--- DATA LINES ---

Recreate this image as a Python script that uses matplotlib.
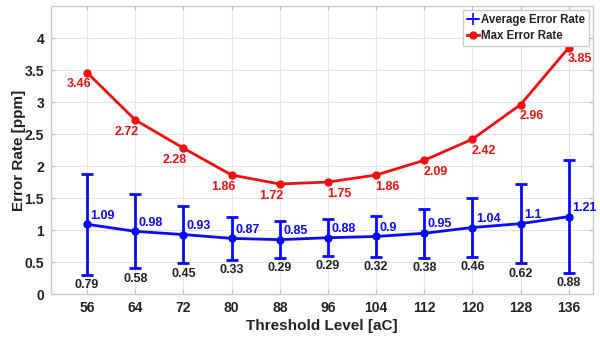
import matplotlib
matplotlib.use("Agg")
import matplotlib.pyplot as plt
from matplotlib.lines import Line2D

plt.rcParams['font.family'] = ['Liberation Sans', 'DejaVu Sans']
plt.rcParams['font.weight'] = 'bold'

thresholds = [56, 64, 72, 80, 88, 96, 104, 112, 120, 128, 136]
avg_rate = [1.09, 0.98, 0.93, 0.87, 0.85, 0.88, 0.9, 0.95, 1.04, 1.1, 1.21]
std_rate = [0.79, 0.58, 0.45, 0.33, 0.29, 0.29, 0.32, 0.38, 0.46, 0.62, 0.88]
max_rate = [3.46, 2.72, 2.28, 1.86, 1.72, 1.75, 1.86, 2.09, 2.42, 2.96, 3.85]

fig = plt.figure(figsize=(6, 3.38), dpi=100)
ax = fig.add_axes([0.085, 0.130, 0.903, 0.852])

blue = '#0a0aff'
red = '#f01010'

ax.errorbar(thresholds, avg_rate, yerr=std_rate, fmt='none', ecolor=blue, elinewidth=2,
            capsize=4, capthick=2, zorder=3)
ax.plot(thresholds, avg_rate, color=blue, lw=2, marker='o', ms=5, zorder=3)
ax.plot(thresholds, max_rate, color=red, lw=2, marker='o', ms=5, zorder=3)

for i, (x, m, s, mx) in enumerate(zip(thresholds, avg_rate, std_rate, max_rate)):
    ax.annotate(f"{m:g}", (x, m), xytext=(2.5, 2), textcoords='offset points',
                color=blue, fontsize=9, fontweight='bold', ha='left', va='bottom')
    ax.annotate(f"{s:g}", (x, m - s), xytext=(0, -3), textcoords='offset points',
                color='#222222', fontsize=9, fontweight='bold', ha='center', va='top')
    dx = -6 if x <= 88 else 8
    ax.annotate(f"{mx:g}", (x, mx), xytext=(dx, -4), textcoords='offset points',
                color=red, fontsize=9, fontweight='bold', ha='center', va='top')

ax.set_xlim(50, 140)
ax.set_ylim(0, 4.5)
ax.set_xticks(thresholds)
ax.set_yticks([0, 0.5, 1, 1.5, 2, 2.5, 3, 3.5, 4])
ax.set_yticklabels(['0', '0.5', '1', '1.5', '2', '2.5', '3', '3.5', '4'])
ax.grid(True, color='#e6e6e6', lw=0.8)
ax.set_axisbelow(True)
ax.tick_params(direction='in', length=3, colors='#bbbbbb', labelcolor='#222222',
               labelsize=10, top=True, right=True, pad=5)
for lab in ax.get_xticklabels() + ax.get_yticklabels():
    lab.set_fontweight('bold')
for sp in ax.spines.values():
    sp.set_color('#cccccc')
    sp.set_linewidth(1)

ax.set_xlabel('Threshold Level [aC]', fontsize=11, fontweight='bold', color='#222222', labelpad=3)
ax.set_ylabel('Error Rate [ppm]', fontsize=11, fontweight='bold', color='#222222', labelpad=-1)

handles = [Line2D([], [], color=blue, lw=1.2, marker='+', ms=9, mew=1.2),
           Line2D([], [], color=red, lw=2, marker='o', ms=5)]
leg = ax.legend(handles, ['Average Error Rate', 'Max Error Rate'], loc='upper right',
                fontsize=8.3, frameon=True, fancybox=False,
                handlelength=1.0, handletextpad=0.2, borderpad=0.35, labelspacing=0.35,
                borderaxespad=0.3, edgecolor='#cccccc', framealpha=1)
for t in leg.get_texts():
    t.set_fontweight('bold')
    t.set_color('#222222')

fig.savefig('out.png', dpi=100)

---

> _WHAT NEEDS TO BE DONE_: Reproduce the full material exactly, excluding the pictures.

> _REPLY_:
Recreate this image as a Python script that uses matplotlib.
import matplotlib
matplotlib.use("Agg")
import matplotlib.pyplot as plt
from matplotlib.lines import Line2D

plt.rcParams['font.family'] = ['Liberation Sans', 'DejaVu Sans']
plt.rcParams['font.weight'] = 'bold'

thresholds = [56, 64, 72, 80, 88, 96, 104, 112, 120, 128, 136]
avg_rate = [1.09, 0.98, 0.93, 0.87, 0.85, 0.88, 0.9, 0.95, 1.04, 1.1, 1.21]
std_rate = [0.79, 0.58, 0.45, 0.33, 0.29, 0.29, 0.32, 0.38, 0.46, 0.62, 0.88]
max_rate = [3.46, 2.72, 2.28, 1.86, 1.72, 1.75, 1.86, 2.09, 2.42, 2.96, 3.85]

fig = plt.figure(figsize=(6, 3.38), dpi=100)
ax = fig.add_axes([0.085, 0.130, 0.903, 0.852])

blue = '#0a0aff'
red = '#f01010'

ax.errorbar(thresholds, avg_rate, yerr=std_rate, fmt='none', ecolor=blue, elinewidth=2,
            capsize=4, capthick=2, zorder=3)
ax.plot(thresholds, avg_rate, color=blue, lw=2, marker='o', ms=5, zorder=3)
ax.plot(thresholds, max_rate, color=red, lw=2, marker='o', ms=5, zorder=3)

for i, (x, m, s, mx) in enumerate(zip(thresholds, avg_rate, std_rate, max_rate)):
    ax.annotate(f"{m:g}", (x, m), xytext=(2.5, 2), textcoords='offset points',
                color=blue, fontsize=9, fontweight='bold', ha='left', va='bottom')
    ax.annotate(f"{s:g}", (x, m - s), xytext=(0, -3), textcoords='offset points',
                color='#222222', fontsize=9, fontweight='bold', ha='center', va='top')
    dx = -6 if x <= 88 else 8
    ax.annotate(f"{mx:g}", (x, mx), xytext=(dx, -4), textcoords='offset points',
                color=red, fontsize=9, fontweight='bold', ha='center', va='top')

ax.set_xlim(50, 140)
ax.set_ylim(0, 4.5)
ax.set_xticks(thresholds)
ax.set_yticks([0, 0.5, 1, 1.5, 2, 2.5, 3, 3.5, 4])
ax.set_yticklabels(['0', '0.5', '1', '1.5', '2', '2.5', '3', '3.5', '4'])
ax.grid(True, color='#e6e6e6', lw=0.8)
ax.set_axisbelow(True)
ax.tick_params(direction='in', length=3, colors='#bbbbbb', labelcolor='#222222',
               labelsize=10, top=True, right=True, pad=5)
for lab in ax.get_xticklabels() + ax.get_yticklabels():
    lab.set_fontweight('bold')
for sp in ax.spines.values():
    sp.set_color('#cccccc')
    sp.set_linewidth(1)

ax.set_xlabel('Threshold Level [aC]', fontsize=11, fontweight='bold', color='#222222', labelpad=3)
ax.set_ylabel('Error Rate [ppm]', fontsize=11, fontweight='bold', color='#222222', labelpad=-1)

handles = [Line2D([], [], color=blue, lw=1.2, marker='+', ms=9, mew=1.2),
           Line2D([], [], color=red, lw=2, marker='o', ms=5)]
leg = ax.legend(handles, ['Average Error Rate', 'Max Error Rate'], loc='upper right',
                fontsize=8.3, frameon=True, fancybox=False,
                handlelength=1.0, handletextpad=0.2, borderpad=0.35, labelspacing=0.35,
                borderaxespad=0.3, edgecolor='#cccccc', framealpha=1)
for t in leg.get_texts():
    t.set_fontweight('bold')
    t.set_color('#222222')

fig.savefig('out.png', dpi=100)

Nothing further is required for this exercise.